*EXERCISE TASK:* Transcribe all of the records word for word, but omit the pictures.

*DATA FOR THIS EXERCISE:*
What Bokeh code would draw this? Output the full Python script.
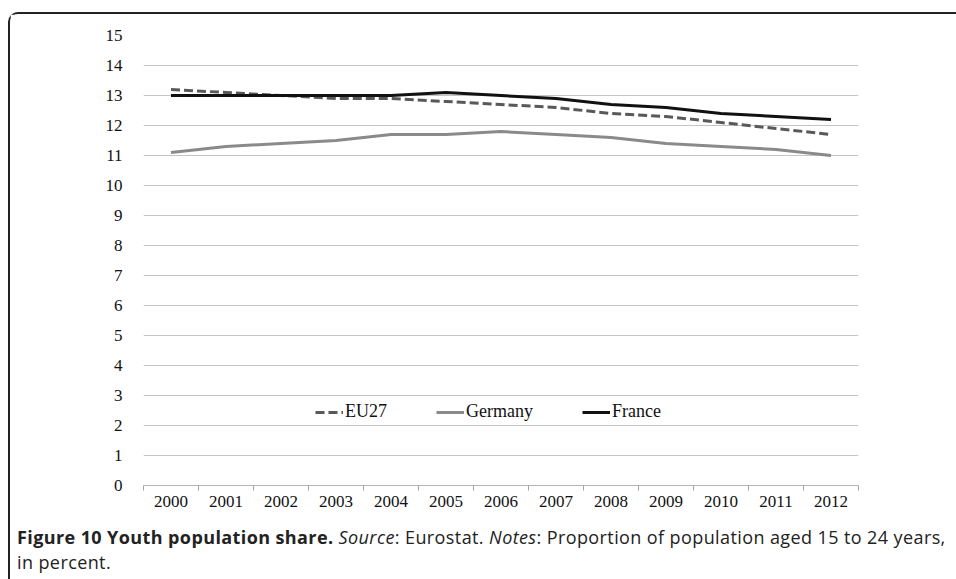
from bokeh.plotting import figure
from bokeh.models import FixedTicker, Legend, LegendItem, Div
from bokeh.layouts import column
from bokeh.embed import file_html
from bokeh.resources import INLINE

years = [2000, 2001, 2002, 2003, 2004, 2005, 2006, 2007, 2008, 2009, 2010, 2011, 2012]
eu27 = [13.2, 13.1, 13.0, 12.9, 12.9, 12.8, 12.7, 12.6, 12.4, 12.3, 12.1, 11.9, 11.7]
germany = [11.1, 11.3, 11.4, 11.5, 11.7, 11.7, 11.8, 11.7, 11.6, 11.4, 11.3, 11.2, 11.0]
france = [13.0, 13.0, 13.0, 13.0, 13.0, 13.1, 13.0, 12.9, 12.7, 12.6, 12.4, 12.3, 12.2]
y_ticks = list(range(0, 16))

xs = list(range(len(years)))

p = figure(width=938, height=506, x_range=(-0.5, len(years) - 0.5), y_range=(0, 15),
           output_backend="svg", toolbar_location=None,
           min_border_left=133, min_border_right=90, min_border_top=21, min_border_bottom=35)
p.outline_line_color = None
p.background_fill_color = "white"
p.border_fill_color = "white"

serif = "Liberation Serif"

# axes
p.yaxis.ticker = FixedTicker(ticks=y_ticks)
p.yaxis.axis_line_color = None
p.yaxis.major_tick_line_color = None
p.yaxis.minor_tick_line_color = None
p.yaxis.major_label_text_font = serif
p.yaxis.major_label_text_font_size = "17px"
p.yaxis.major_label_text_color = "#111111"
p.yaxis.major_label_standoff = 15

p.xaxis.ticker = FixedTicker(ticks=xs, minor_ticks=[i - 0.5 for i in range(len(years) + 1)])
p.xaxis.major_label_overrides = {i: str(y) for i, y in enumerate(years)}
p.xaxis.major_tick_line_color = None
p.xaxis.minor_tick_line_color = "#a6a6a6"
p.xaxis.minor_tick_in = 0
p.xaxis.minor_tick_out = 5
p.xaxis.axis_line_color = "#b4b4b4"
p.xaxis.major_label_text_font = serif
p.xaxis.major_label_text_font_size = "17px"
p.xaxis.major_label_text_color = "#111111"
p.xaxis.major_label_standoff = 4

p.xgrid.grid_line_color = None
p.ygrid.ticker = FixedTicker(ticks=y_ticks)
p.ygrid.grid_line_color = "#c4c4c4"
p.ygrid.grid_line_width = 1

r_eu = p.line(xs, eu27, line_color="#595959", line_width=3, line_dash="9 4")
r_de = p.line(xs, germany, line_color="#8a8a8a", line_width=3)
r_fr = p.line(xs, france, line_color="#111111", line_width=3)

legend = Legend(items=[LegendItem(label="EU27", renderers=[r_eu]),
                       LegendItem(label="Germany", renderers=[r_de]),
                       LegendItem(label="France", renderers=[r_fr])],
                orientation="horizontal", location=(172, 63),
                border_line_color=None, background_fill_alpha=0,
                padding=0, margin=0, spacing=49,
                glyph_width=28, glyph_height=20, label_height=20, label_standoff=2,
                label_text_font=serif, label_text_font_size="18px",
                label_text_color="#111111")
p.add_layout(legend)

caption = Div(
    text=('<b>Figure 10 Youth population share.</b> <i>Source</i>: Eurostat. '
          '<i>Notes</i>: Proportion of population aged 15 to 24 years,<br>in percent.'),
    width=938, height=52,
    styles={"font-family": "'Open Sans', sans-serif", "font-size": "18px",
            "letter-spacing": "0.4px",
            "line-height": "25px", "color": "#222222", "padding-left": "2px",
            "white-space": "nowrap"})

layout = column(p, caption, spacing=0,
                styles={"border-top": "2px solid #222222", "border-left": "2px solid #222222",
                        "border-top-left-radius": "10px", "background": "white",
                        "margin-left": "8px", "margin-top": "12px"})

open("out.html", "w").write(file_html(layout, INLINE))
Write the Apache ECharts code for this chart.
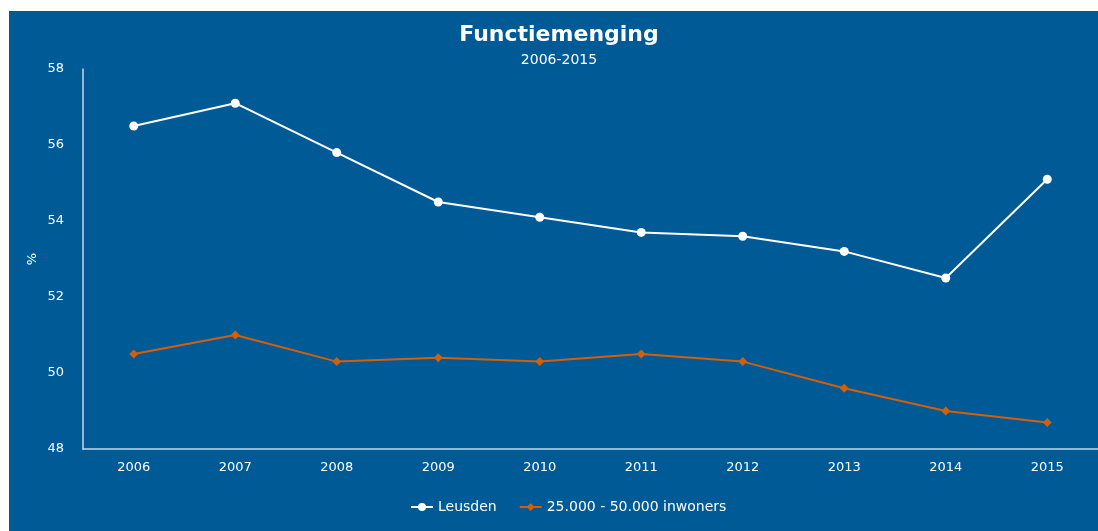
<!DOCTYPE html>
<html>
<head>
<meta charset="utf-8">
<script src="https://cdn.jsdelivr.net/npm/echarts@6/dist/echarts.min.js"></script>
<style>
  html, body { margin: 0; padding: 0; background: #fff; }
  #chart { position: absolute; left: 9px; top: 11px; width: 1089px; height: 520px; background: #005a96; }
</style>
</head>
<body>
<div id="chart"></div>
<script>
// data
const years = ['2006', '2007', '2008', '2009', '2010', '2011', '2012', '2013', '2014', '2015']
const leusden = [56.5, 57.1, 55.8, 54.5, 54.1, 53.7, 53.6, 53.2, 52.5, 55.1]
const gemeenten = [50.5, 51.0, 50.3, 50.4, 50.3, 50.5, 50.3, 49.6, 49.0, 48.7]

const font = 'DejaVu Sans'
const axisColor = '#c5d6e6'

const chart = echarts.init(document.getElementById('chart'))

const option = {
  animation: false,
  textStyle: { fontFamily: font },
  title: {
    text: 'Functiemenging',
    subtext: '2006-2015',
    left: 545,
    top: 8,
    textAlign: 'center',
    itemGap: 7,
    textStyle: { color: '#fff', fontSize: 22, fontWeight: 'bold', fontFamily: font },
    subtextStyle: { color: '#fff', fontSize: 14, fontFamily: font }
  },
  legend: {
    bottom: 12,
    left: 396,
    itemWidth: 22,
    itemHeight: 10,
    itemGap: 22,
    textStyle: { color: '#fff', fontSize: 14, fontFamily: font },
    data: ['Leusden', '25.000 - 50.000 inwoners']
  },
  grid: { left: 74, right: 0, top: 58, bottom: 82 },
  xAxis: {
    type: 'category',
    data: years,
    boundaryGap: true,
    axisLine: { lineStyle: { color: axisColor, width: 1.5 } },
    axisTick: { show: false },
    axisLabel: { color: '#fff', fontSize: 13, margin: 12 }
  },
  yAxis: {
    type: 'value',
    min: 48,
    max: 58,
    interval: 2,
    name: '%',
    nameLocation: 'middle',
    nameGap: 44,
    nameMoveOverlap: false,
    nameRotate: 90,
    nameTextStyle: { color: '#fff', fontSize: 13 },
    splitLine: { show: false },
    axisLine: { show: true, lineStyle: { color: axisColor, width: 1.5 } },
    axisTick: { show: false },
    axisLabel: { color: '#fff', fontSize: 13, margin: 19 }
  },
  series: [
    {
      name: 'Leusden',
      type: 'line',
      data: leusden,
      symbol: 'circle',
      symbolSize: 9,
      lineStyle: { color: '#fff', width: 2 },
      itemStyle: { color: '#fff' }
    },
    {
      name: '25.000 - 50.000 inwoners',
      type: 'line',
      data: gemeenten,
      symbol: 'diamond',
      symbolSize: 9,
      lineStyle: { color: '#d35f0a', width: 2 },
      itemStyle: { color: '#d35f0a' }
    }
  ]
}

chart.setOption(option)
</script>
</body>
</html>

*PROBLEM SOLUTION:*
What Bokeh code would draw this? Output the full Python script.
from bokeh.plotting import figure
from bokeh.models import FixedTicker, Legend, LegendItem, Div
from bokeh.layouts import column
from bokeh.embed import file_html
from bokeh.resources import INLINE

years = [2000, 2001, 2002, 2003, 2004, 2005, 2006, 2007, 2008, 2009, 2010, 2011, 2012]
eu27 = [13.2, 13.1, 13.0, 12.9, 12.9, 12.8, 12.7, 12.6, 12.4, 12.3, 12.1, 11.9, 11.7]
germany = [11.1, 11.3, 11.4, 11.5, 11.7, 11.7, 11.8, 11.7, 11.6, 11.4, 11.3, 11.2, 11.0]
france = [13.0, 13.0, 13.0, 13.0, 13.0, 13.1, 13.0, 12.9, 12.7, 12.6, 12.4, 12.3, 12.2]
y_ticks = list(range(0, 16))

xs = list(range(len(years)))

p = figure(width=938, height=506, x_range=(-0.5, len(years) - 0.5), y_range=(0, 15),
           output_backend="svg", toolbar_location=None,
           min_border_left=133, min_border_right=90, min_border_top=21, min_border_bottom=35)
p.outline_line_color = None
p.background_fill_color = "white"
p.border_fill_color = "white"

serif = "Liberation Serif"

# axes
p.yaxis.ticker = FixedTicker(ticks=y_ticks)
p.yaxis.axis_line_color = None
p.yaxis.major_tick_line_color = None
p.yaxis.minor_tick_line_color = None
p.yaxis.major_label_text_font = serif
p.yaxis.major_label_text_font_size = "17px"
p.yaxis.major_label_text_color = "#111111"
p.yaxis.major_label_standoff = 15

p.xaxis.ticker = FixedTicker(ticks=xs, minor_ticks=[i - 0.5 for i in range(len(years) + 1)])
p.xaxis.major_label_overrides = {i: str(y) for i, y in enumerate(years)}
p.xaxis.major_tick_line_color = None
p.xaxis.minor_tick_line_color = "#a6a6a6"
p.xaxis.minor_tick_in = 0
p.xaxis.minor_tick_out = 5
p.xaxis.axis_line_color = "#b4b4b4"
p.xaxis.major_label_text_font = serif
p.xaxis.major_label_text_font_size = "17px"
p.xaxis.major_label_text_color = "#111111"
p.xaxis.major_label_standoff = 4

p.xgrid.grid_line_color = None
p.ygrid.ticker = FixedTicker(ticks=y_ticks)
p.ygrid.grid_line_color = "#c4c4c4"
p.ygrid.grid_line_width = 1

r_eu = p.line(xs, eu27, line_color="#595959", line_width=3, line_dash="9 4")
r_de = p.line(xs, germany, line_color="#8a8a8a", line_width=3)
r_fr = p.line(xs, france, line_color="#111111", line_width=3)

legend = Legend(items=[LegendItem(label="EU27", renderers=[r_eu]),
                       LegendItem(label="Germany", renderers=[r_de]),
                       LegendItem(label="France", renderers=[r_fr])],
                orientation="horizontal", location=(172, 63),
                border_line_color=None, background_fill_alpha=0,
                padding=0, margin=0, spacing=49,
                glyph_width=28, glyph_height=20, label_height=20, label_standoff=2,
                label_text_font=serif, label_text_font_size="18px",
                label_text_color="#111111")
p.add_layout(legend)

caption = Div(
    text=('<b>Figure 10 Youth population share.</b> <i>Source</i>: Eurostat. '
          '<i>Notes</i>: Proportion of population aged 15 to 24 years,<br>in percent.'),
    width=938, height=52,
    styles={"font-family": "'Open Sans', sans-serif", "font-size": "18px",
            "letter-spacing": "0.4px",
            "line-height": "25px", "color": "#222222", "padding-left": "2px",
            "white-space": "nowrap"})

layout = column(p, caption, spacing=0,
                styles={"border-top": "2px solid #222222", "border-left": "2px solid #222222",
                        "border-top-left-radius": "10px", "background": "white",
                        "margin-left": "8px", "margin-top": "12px"})

open("out.html", "w").write(file_html(layout, INLINE))
Write the Apache ECharts code for this chart.
<!DOCTYPE html>
<html>
<head>
<meta charset="utf-8">
<script src="https://cdn.jsdelivr.net/npm/echarts@6/dist/echarts.min.js"></script>
<style>
  html, body { margin: 0; padding: 0; background: #fff; }
  #chart { position: absolute; left: 9px; top: 11px; width: 1089px; height: 520px; background: #005a96; }
</style>
</head>
<body>
<div id="chart"></div>
<script>
// data
const years = ['2006', '2007', '2008', '2009', '2010', '2011', '2012', '2013', '2014', '2015']
const leusden = [56.5, 57.1, 55.8, 54.5, 54.1, 53.7, 53.6, 53.2, 52.5, 55.1]
const gemeenten = [50.5, 51.0, 50.3, 50.4, 50.3, 50.5, 50.3, 49.6, 49.0, 48.7]

const font = 'DejaVu Sans'
const axisColor = '#c5d6e6'

const chart = echarts.init(document.getElementById('chart'))

const option = {
  animation: false,
  textStyle: { fontFamily: font },
  title: {
    text: 'Functiemenging',
    subtext: '2006-2015',
    left: 545,
    top: 8,
    textAlign: 'center',
    itemGap: 7,
    textStyle: { color: '#fff', fontSize: 22, fontWeight: 'bold', fontFamily: font },
    subtextStyle: { color: '#fff', fontSize: 14, fontFamily: font }
  },
  legend: {
    bottom: 12,
    left: 396,
    itemWidth: 22,
    itemHeight: 10,
    itemGap: 22,
    textStyle: { color: '#fff', fontSize: 14, fontFamily: font },
    data: ['Leusden', '25.000 - 50.000 inwoners']
  },
  grid: { left: 74, right: 0, top: 58, bottom: 82 },
  xAxis: {
    type: 'category',
    data: years,
    boundaryGap: true,
    axisLine: { lineStyle: { color: axisColor, width: 1.5 } },
    axisTick: { show: false },
    axisLabel: { color: '#fff', fontSize: 13, margin: 12 }
  },
  yAxis: {
    type: 'value',
    min: 48,
    max: 58,
    interval: 2,
    name: '%',
    nameLocation: 'middle',
    nameGap: 44,
    nameMoveOverlap: false,
    nameRotate: 90,
    nameTextStyle: { color: '#fff', fontSize: 13 },
    splitLine: { show: false },
    axisLine: { show: true, lineStyle: { color: axisColor, width: 1.5 } },
    axisTick: { show: false },
    axisLabel: { color: '#fff', fontSize: 13, margin: 19 }
  },
  series: [
    {
      name: 'Leusden',
      type: 'line',
      data: leusden,
      symbol: 'circle',
      symbolSize: 9,
      lineStyle: { color: '#fff', width: 2 },
      itemStyle: { color: '#fff' }
    },
    {
      name: '25.000 - 50.000 inwoners',
      type: 'line',
      data: gemeenten,
      symbol: 'diamond',
      symbolSize: 9,
      lineStyle: { color: '#d35f0a', width: 2 },
      itemStyle: { color: '#d35f0a' }
    }
  ]
}

chart.setOption(option)
</script>
</body>
</html>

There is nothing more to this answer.